Article original de Andrew Korybko, publié le 11 Mars 2017 sur le site Oriental Review
Traduit par le blog http://versouvaton.blogspot.fr
Les Autrichiens ont récemment appelé les Balkans occidentaux, la Géorgie et l’Égypte à construire des centres de « réfugiés » et
d’immigrants pour le traitement et potentiellement le logement indéfini
des centaines de milliers d’individus non occidentaux qui entrent dans
l’UE.
M. Sebastian Kurz a déclaré au journal allemand Bild am Sonntag : « Ce
n’est pas très important de savoir exactement où ils [les centres]
seront.

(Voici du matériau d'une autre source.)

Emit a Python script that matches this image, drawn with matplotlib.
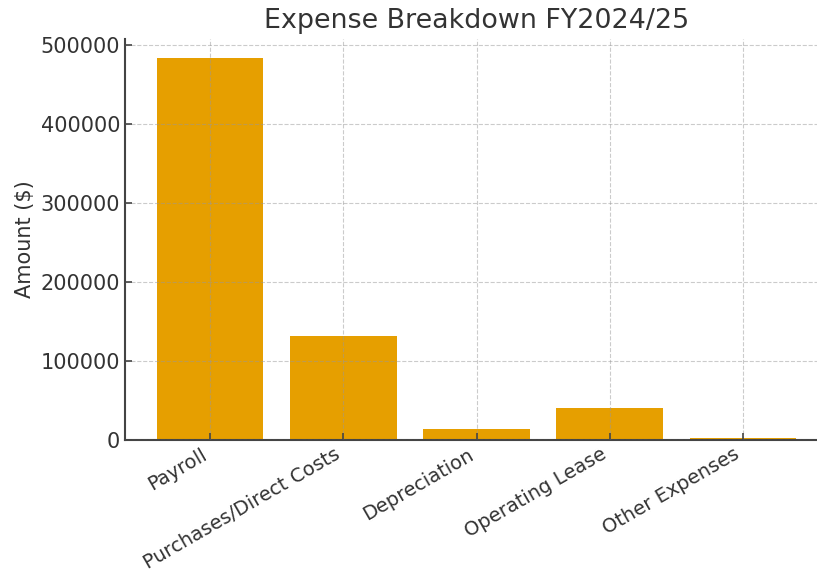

Ce qui est important, c’est que ces pays assureront la
protection et que les gens qui tenteront illégalement d’arriver en
Europe seront renvoyés là-bas. » Ce qu’il dit essentiellement,
c’est que ces régions périphériques en dehors de l’UE se transforment en
ce que les Serbes, par leur Premier ministre Aleksandar Vucic, ont déjà appelé des « parkings » pour les réfugiés et les immigrants, quelque chose dont il a juré qu’il ne laisserait jamais son pays le devenir.
Les zones que Kurz a pointées – la Géorgie, les Balkans occidentaux
et l’Égypte – sont importantes parce que deux des trois veulent adhérer à
l’UE, tandis que la dernière, l’Égypte, est la voisine beaucoup plus
stable de la Libye, d’où partent de nombreux migrants africains sur la
route de leur dangereux voyage vers l’UE. Alors que tout le monde
connaît les routes libyennes et balkaniques, l’inclusion de la Géorgie a
laissé de nombreuses personnes se grattant la tête, car il n’y a pas eu
de rapports sur les migrants qui entrent dans l’UE à partir de ce
territoire.
Ce que nous pouvons en conclure, c’est que l’UE veut seulement
déplacer le fardeau des immigrants et le transférer en dehors du bloc à
des partenaires et/ou aspirants à une place dans l’UE. La question est
une patate chaude politique dans l’UE et a déjà divisé la société, mais
elle est encore plus prononcée dans les Balkans occidentaux, qui ont dû
faire face à plus d’un million de personnes qui ont traversé
leur territoire au cours des deux dernières années. La Géorgie, qui n’a
pas eu à éprouver ce genre de problèmes, ou du moins pas encore, n’est
pas désireuse de s’impliquer. Quant à l’Égypte, c’est de loin le plus
grand et le plus puissant des pays que Kurz a cités, mais il est
également très douteux que Sisi veuille que le sien se transforme en ce
que Vucic a qualifié de « zone de stationnement ». Alors que
les étrangers pourraient se demander pourquoi il ne serait pas d’accord
pour cela en échange de subventions économiques et d’autres sortes
d’avantages, il n’en demeure pas moins que même si l’Égypte est un pays
arabe en Afrique du Nord, sa culture est différente de celle des Libyens
ou Africains subsahariens; et avec un Sisi appliquant une politique
très dure contre le terrorisme, il n’est pas certain qu’il prendra le
risque de permettre à un groupe de migrants étrangers de s’installer
dans sa société, encore moins pour satisfaire l’UE.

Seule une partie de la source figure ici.